━━━ DATASET ENTRIES

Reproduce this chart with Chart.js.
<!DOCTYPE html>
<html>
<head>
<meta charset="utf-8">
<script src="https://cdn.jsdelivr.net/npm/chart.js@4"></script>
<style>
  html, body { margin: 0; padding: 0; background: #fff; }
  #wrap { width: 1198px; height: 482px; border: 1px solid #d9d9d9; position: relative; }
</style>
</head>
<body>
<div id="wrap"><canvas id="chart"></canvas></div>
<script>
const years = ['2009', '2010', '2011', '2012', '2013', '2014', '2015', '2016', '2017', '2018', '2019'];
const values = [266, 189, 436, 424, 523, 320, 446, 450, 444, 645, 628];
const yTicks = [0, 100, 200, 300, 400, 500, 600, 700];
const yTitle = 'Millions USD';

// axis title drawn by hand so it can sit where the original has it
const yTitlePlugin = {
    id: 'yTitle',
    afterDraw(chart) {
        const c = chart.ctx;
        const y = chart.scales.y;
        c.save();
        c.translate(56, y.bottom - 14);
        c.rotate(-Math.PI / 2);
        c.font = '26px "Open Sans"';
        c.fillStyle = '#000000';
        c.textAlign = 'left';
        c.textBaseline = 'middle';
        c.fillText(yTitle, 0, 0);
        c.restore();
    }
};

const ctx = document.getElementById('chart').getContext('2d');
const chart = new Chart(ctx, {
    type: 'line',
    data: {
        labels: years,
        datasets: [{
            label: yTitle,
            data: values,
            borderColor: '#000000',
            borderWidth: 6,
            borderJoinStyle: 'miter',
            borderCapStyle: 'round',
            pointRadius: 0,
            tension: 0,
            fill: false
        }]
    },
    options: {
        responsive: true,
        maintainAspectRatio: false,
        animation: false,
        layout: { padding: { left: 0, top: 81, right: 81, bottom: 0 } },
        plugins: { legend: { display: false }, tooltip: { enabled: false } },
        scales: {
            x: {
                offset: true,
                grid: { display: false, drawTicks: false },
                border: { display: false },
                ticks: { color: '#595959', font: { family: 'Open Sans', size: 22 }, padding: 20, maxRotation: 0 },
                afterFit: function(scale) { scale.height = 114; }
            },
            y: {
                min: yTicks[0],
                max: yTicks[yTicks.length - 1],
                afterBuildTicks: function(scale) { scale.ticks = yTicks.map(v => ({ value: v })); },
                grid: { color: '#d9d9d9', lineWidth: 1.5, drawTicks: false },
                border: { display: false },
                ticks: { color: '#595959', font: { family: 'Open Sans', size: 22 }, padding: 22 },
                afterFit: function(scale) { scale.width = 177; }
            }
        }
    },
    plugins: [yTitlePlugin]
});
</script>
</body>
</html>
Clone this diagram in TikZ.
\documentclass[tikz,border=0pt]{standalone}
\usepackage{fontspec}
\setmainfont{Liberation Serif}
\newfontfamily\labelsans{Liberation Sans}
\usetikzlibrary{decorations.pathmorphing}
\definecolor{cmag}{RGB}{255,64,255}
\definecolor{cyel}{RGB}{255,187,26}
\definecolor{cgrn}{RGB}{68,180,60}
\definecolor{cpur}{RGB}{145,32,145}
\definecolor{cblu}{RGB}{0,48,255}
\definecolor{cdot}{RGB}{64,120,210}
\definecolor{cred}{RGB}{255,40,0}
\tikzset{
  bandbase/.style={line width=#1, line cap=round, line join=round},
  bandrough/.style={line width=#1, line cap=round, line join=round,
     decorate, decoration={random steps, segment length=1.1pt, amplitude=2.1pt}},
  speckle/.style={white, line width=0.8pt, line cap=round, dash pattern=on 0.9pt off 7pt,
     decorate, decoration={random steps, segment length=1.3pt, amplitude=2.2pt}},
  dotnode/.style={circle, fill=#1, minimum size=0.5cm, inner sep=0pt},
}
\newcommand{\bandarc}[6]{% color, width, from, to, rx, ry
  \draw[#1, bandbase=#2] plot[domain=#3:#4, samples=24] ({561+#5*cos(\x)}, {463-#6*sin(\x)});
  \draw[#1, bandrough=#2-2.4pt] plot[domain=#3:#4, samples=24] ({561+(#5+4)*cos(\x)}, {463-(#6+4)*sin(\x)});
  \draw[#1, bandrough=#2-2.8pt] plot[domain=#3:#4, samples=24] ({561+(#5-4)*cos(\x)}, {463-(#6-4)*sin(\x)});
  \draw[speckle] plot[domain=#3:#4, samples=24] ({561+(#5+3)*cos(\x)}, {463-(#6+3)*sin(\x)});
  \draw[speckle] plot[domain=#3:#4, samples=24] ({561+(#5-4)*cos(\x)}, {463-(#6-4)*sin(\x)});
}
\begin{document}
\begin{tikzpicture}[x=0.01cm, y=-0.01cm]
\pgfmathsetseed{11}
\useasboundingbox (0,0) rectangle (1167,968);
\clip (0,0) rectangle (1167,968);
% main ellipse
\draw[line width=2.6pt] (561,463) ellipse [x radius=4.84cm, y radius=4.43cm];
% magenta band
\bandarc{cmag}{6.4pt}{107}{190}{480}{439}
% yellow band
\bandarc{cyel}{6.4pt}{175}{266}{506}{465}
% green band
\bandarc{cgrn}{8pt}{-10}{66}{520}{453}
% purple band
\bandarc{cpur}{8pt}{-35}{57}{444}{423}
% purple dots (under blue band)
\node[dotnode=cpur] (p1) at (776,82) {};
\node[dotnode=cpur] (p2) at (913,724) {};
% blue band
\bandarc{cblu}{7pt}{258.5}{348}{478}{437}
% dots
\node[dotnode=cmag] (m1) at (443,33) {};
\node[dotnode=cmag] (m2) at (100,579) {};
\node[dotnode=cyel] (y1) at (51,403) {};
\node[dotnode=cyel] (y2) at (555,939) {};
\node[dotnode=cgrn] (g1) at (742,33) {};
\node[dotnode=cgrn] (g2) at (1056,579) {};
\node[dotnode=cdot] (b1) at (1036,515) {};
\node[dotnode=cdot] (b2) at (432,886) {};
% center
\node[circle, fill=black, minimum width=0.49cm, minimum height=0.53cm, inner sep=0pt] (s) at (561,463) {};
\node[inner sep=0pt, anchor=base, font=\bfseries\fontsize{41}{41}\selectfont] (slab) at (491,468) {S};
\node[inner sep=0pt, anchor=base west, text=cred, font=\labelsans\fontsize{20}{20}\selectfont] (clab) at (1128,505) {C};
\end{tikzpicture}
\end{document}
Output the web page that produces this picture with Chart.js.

━━━━━━

• _GIVEN TASK_: Print the records above in full, exactly.

• _THE SOLUTION_:
Reproduce this chart with Chart.js.
<!DOCTYPE html>
<html>
<head>
<meta charset="utf-8">
<script src="https://cdn.jsdelivr.net/npm/chart.js@4"></script>
<style>
  html, body { margin: 0; padding: 0; background: #fff; }
  #wrap { width: 1198px; height: 482px; border: 1px solid #d9d9d9; position: relative; }
</style>
</head>
<body>
<div id="wrap"><canvas id="chart"></canvas></div>
<script>
const years = ['2009', '2010', '2011', '2012', '2013', '2014', '2015', '2016', '2017', '2018', '2019'];
const values = [266, 189, 436, 424, 523, 320, 446, 450, 444, 645, 628];
const yTicks = [0, 100, 200, 300, 400, 500, 600, 700];
const yTitle = 'Millions USD';

// axis title drawn by hand so it can sit where the original has it
const yTitlePlugin = {
    id: 'yTitle',
    afterDraw(chart) {
        const c = chart.ctx;
        const y = chart.scales.y;
        c.save();
        c.translate(56, y.bottom - 14);
        c.rotate(-Math.PI / 2);
        c.font = '26px "Open Sans"';
        c.fillStyle = '#000000';
        c.textAlign = 'left';
        c.textBaseline = 'middle';
        c.fillText(yTitle, 0, 0);
        c.restore();
    }
};

const ctx = document.getElementById('chart').getContext('2d');
const chart = new Chart(ctx, {
    type: 'line',
    data: {
        labels: years,
        datasets: [{
            label: yTitle,
            data: values,
            borderColor: '#000000',
            borderWidth: 6,
            borderJoinStyle: 'miter',
            borderCapStyle: 'round',
            pointRadius: 0,
            tension: 0,
            fill: false
        }]
    },
    options: {
        responsive: true,
        maintainAspectRatio: false,
        animation: false,
        layout: { padding: { left: 0, top: 81, right: 81, bottom: 0 } },
        plugins: { legend: { display: false }, tooltip: { enabled: false } },
        scales: {
            x: {
                offset: true,
                grid: { display: false, drawTicks: false },
                border: { display: false },
                ticks: { color: '#595959', font: { family: 'Open Sans', size: 22 }, padding: 20, maxRotation: 0 },
                afterFit: function(scale) { scale.height = 114; }
            },
            y: {
                min: yTicks[0],
                max: yTicks[yTicks.length - 1],
                afterBuildTicks: function(scale) { scale.ticks = yTicks.map(v => ({ value: v })); },
                grid: { color: '#d9d9d9', lineWidth: 1.5, drawTicks: false },
                border: { display: false },
                ticks: { color: '#595959', font: { family: 'Open Sans', size: 22 }, padding: 22 },
                afterFit: function(scale) { scale.width = 177; }
            }
        }
    },
    plugins: [yTitlePlugin]
});
</script>
</body>
</html>
Clone this diagram in TikZ.
\documentclass[tikz,border=0pt]{standalone}
\usepackage{fontspec}
\setmainfont{Liberation Serif}
\newfontfamily\labelsans{Liberation Sans}
\usetikzlibrary{decorations.pathmorphing}
\definecolor{cmag}{RGB}{255,64,255}
\definecolor{cyel}{RGB}{255,187,26}
\definecolor{cgrn}{RGB}{68,180,60}
\definecolor{cpur}{RGB}{145,32,145}
\definecolor{cblu}{RGB}{0,48,255}
\definecolor{cdot}{RGB}{64,120,210}
\definecolor{cred}{RGB}{255,40,0}
\tikzset{
  bandbase/.style={line width=#1, line cap=round, line join=round},
  bandrough/.style={line width=#1, line cap=round, line join=round,
     decorate, decoration={random steps, segment length=1.1pt, amplitude=2.1pt}},
  speckle/.style={white, line width=0.8pt, line cap=round, dash pattern=on 0.9pt off 7pt,
     decorate, decoration={random steps, segment length=1.3pt, amplitude=2.2pt}},
  dotnode/.style={circle, fill=#1, minimum size=0.5cm, inner sep=0pt},
}
\newcommand{\bandarc}[6]{% color, width, from, to, rx, ry
  \draw[#1, bandbase=#2] plot[domain=#3:#4, samples=24] ({561+#5*cos(\x)}, {463-#6*sin(\x)});
  \draw[#1, bandrough=#2-2.4pt] plot[domain=#3:#4, samples=24] ({561+(#5+4)*cos(\x)}, {463-(#6+4)*sin(\x)});
  \draw[#1, bandrough=#2-2.8pt] plot[domain=#3:#4, samples=24] ({561+(#5-4)*cos(\x)}, {463-(#6-4)*sin(\x)});
  \draw[speckle] plot[domain=#3:#4, samples=24] ({561+(#5+3)*cos(\x)}, {463-(#6+3)*sin(\x)});
  \draw[speckle] plot[domain=#3:#4, samples=24] ({561+(#5-4)*cos(\x)}, {463-(#6-4)*sin(\x)});
}
\begin{document}
\begin{tikzpicture}[x=0.01cm, y=-0.01cm]
\pgfmathsetseed{11}
\useasboundingbox (0,0) rectangle (1167,968);
\clip (0,0) rectangle (1167,968);
% main ellipse
\draw[line width=2.6pt] (561,463) ellipse [x radius=4.84cm, y radius=4.43cm];
% magenta band
\bandarc{cmag}{6.4pt}{107}{190}{480}{439}
% yellow band
\bandarc{cyel}{6.4pt}{175}{266}{506}{465}
% green band
\bandarc{cgrn}{8pt}{-10}{66}{520}{453}
% purple band
\bandarc{cpur}{8pt}{-35}{57}{444}{423}
% purple dots (under blue band)
\node[dotnode=cpur] (p1) at (776,82) {};
\node[dotnode=cpur] (p2) at (913,724) {};
% blue band
\bandarc{cblu}{7pt}{258.5}{348}{478}{437}
% dots
\node[dotnode=cmag] (m1) at (443,33) {};
\node[dotnode=cmag] (m2) at (100,579) {};
\node[dotnode=cyel] (y1) at (51,403) {};
\node[dotnode=cyel] (y2) at (555,939) {};
\node[dotnode=cgrn] (g1) at (742,33) {};
\node[dotnode=cgrn] (g2) at (1056,579) {};
\node[dotnode=cdot] (b1) at (1036,515) {};
\node[dotnode=cdot] (b2) at (432,886) {};
% center
\node[circle, fill=black, minimum width=0.49cm, minimum height=0.53cm, inner sep=0pt] (s) at (561,463) {};
\node[inner sep=0pt, anchor=base, font=\bfseries\fontsize{41}{41}\selectfont] (slab) at (491,468) {S};
\node[inner sep=0pt, anchor=base west, text=cred, font=\labelsans\fontsize{20}{20}\selectfont] (clab) at (1128,505) {C};
\end{tikzpicture}
\end{document}
Output the web page that produces this picture with Chart.js.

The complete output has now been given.